Wie läuft so ein Mietprozess ab?

Man meldet sich bei mir via Telefon am Besten zwei oder drei Tage vorher. Ich frage dann wie viele Maschinen benötigt werden und wir klären die Rahmendaten. Wir machen dann einen Treffpunkt aus, was meistens die Marktstraße ist, in einem Café oder egal wo. Ich brauche auf jeden Fall den Führerschein, den Ausweis, die Kaution und die Miete. Die Kunden bekommen einen Mietvertrag vorgelegt, die Fahrzeugpapiere und die Schlüssel. Es folgt besagte Einweisung und dann geht’s los.

Was kostet denn der Fahrspaß?

Das ist abhängig von der Anzahl der gemieteten Maschinen. Eine Maschine wäre die teuerste Option mit 89 Euro pro Tag inklusive Sprit, Helm und einer Haftpflichtversicherung. Momentan laufen vier Maschinen, die ich vermieten kann und wenn man nun alle vier auf einmal mieten möchte, ist das die günstigste Variante mit 69 Euro pro Maschine am Tag. Das Ziel ist es, zwölf Maschinen am Start zu haben. Ich besitze zehn, wovon aber eben sechs in Arbeit sind.

Und wie schnell könnte man mit einer deiner Schwalben fahren?

Die sind mit 60 km/h zugelassen. Eigentlich darf man nur bis 50 fahren mit dem Moped-Führerschein, aber meine Schwalben stehen unter Bestandsschutz. Das DDR-Gesetz wurde im Zwei-plus-Vier-Vertrag 1991 mit übernommen und deswegen wurden die DDR-Gesetze teilweise mit in die BRD übernommen. Nach DDR-Recht waren Kleinkrafträder auf 60 km/h begrenzt, entsprechend der Übergangsregelung gilt dieses Recht weiterhin für Fahrzeuge, die bis zum 28. Februar 1992 erstmals in Verkehr gekommen sind.

Wie bewegst du dich fort? Immer auf der Schwalbe?

Acht oder neun Jahre bin ich nur mit der Schwalbe unterwegs gewesen. 8.000 bis 9.000 Kilometer bin ich damit im Jahr gefahren. Viel nach Berlin oder zu Festivals, wie der Fusion. So was dann aber mit Anhänger. Naja und in meiner Kindheit ja sowieso. Heute habe ich auch ein Auto.

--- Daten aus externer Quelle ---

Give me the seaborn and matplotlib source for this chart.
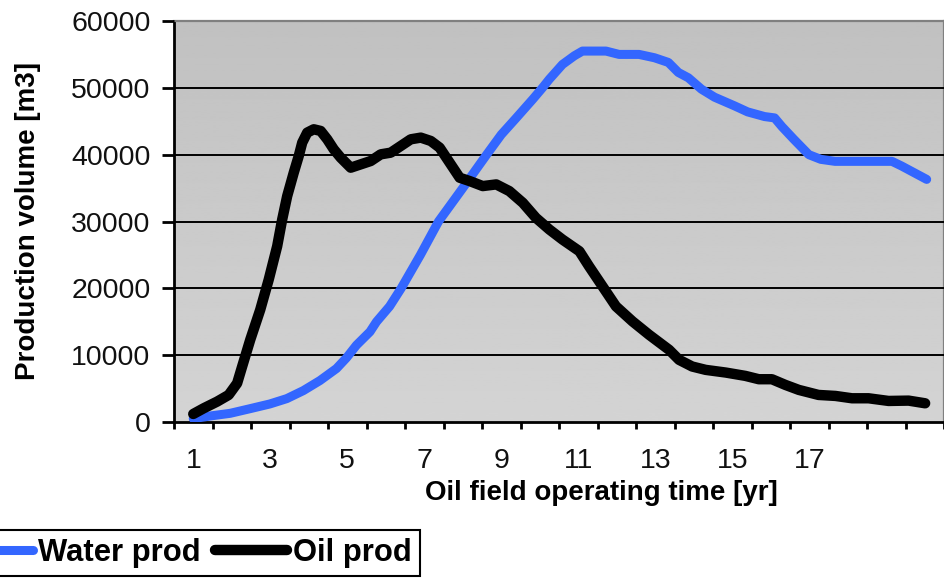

Was wünschst du dir für die Zukunft?

Also der Plan für die Zukunft sind Touren. Ich mag es ein bisschen extrem. Vielleicht mal nach Oslo fahren oder so. Aber auch kleinere Sachen, wie Stadtführungen, ins Alte Land oder zum Museumsdorf fahren. Ich würde diese Touren dann führen und etwas Sightseeing der besonderen Art anbieten. Dann wünsche ich mir natürlich die zwölf laufenden Maschinen – gerne aber auch mehr. Ich überlege auch noch andere Modelle aus der Simson Vogel-Serie mitaufzunehmen, neben der Schwalbe und dem einen Starr, den ich habe. Da gibt es ja noch die Modelle Habicht, Sperber und Spatz. Wir werden sehen.

© Maria Kotylevskaja

Vielen Dank für das tolle Gespräch, Sebastian!

Gerne. Jetzt musst du natürlich noch eine Proberunde fahren!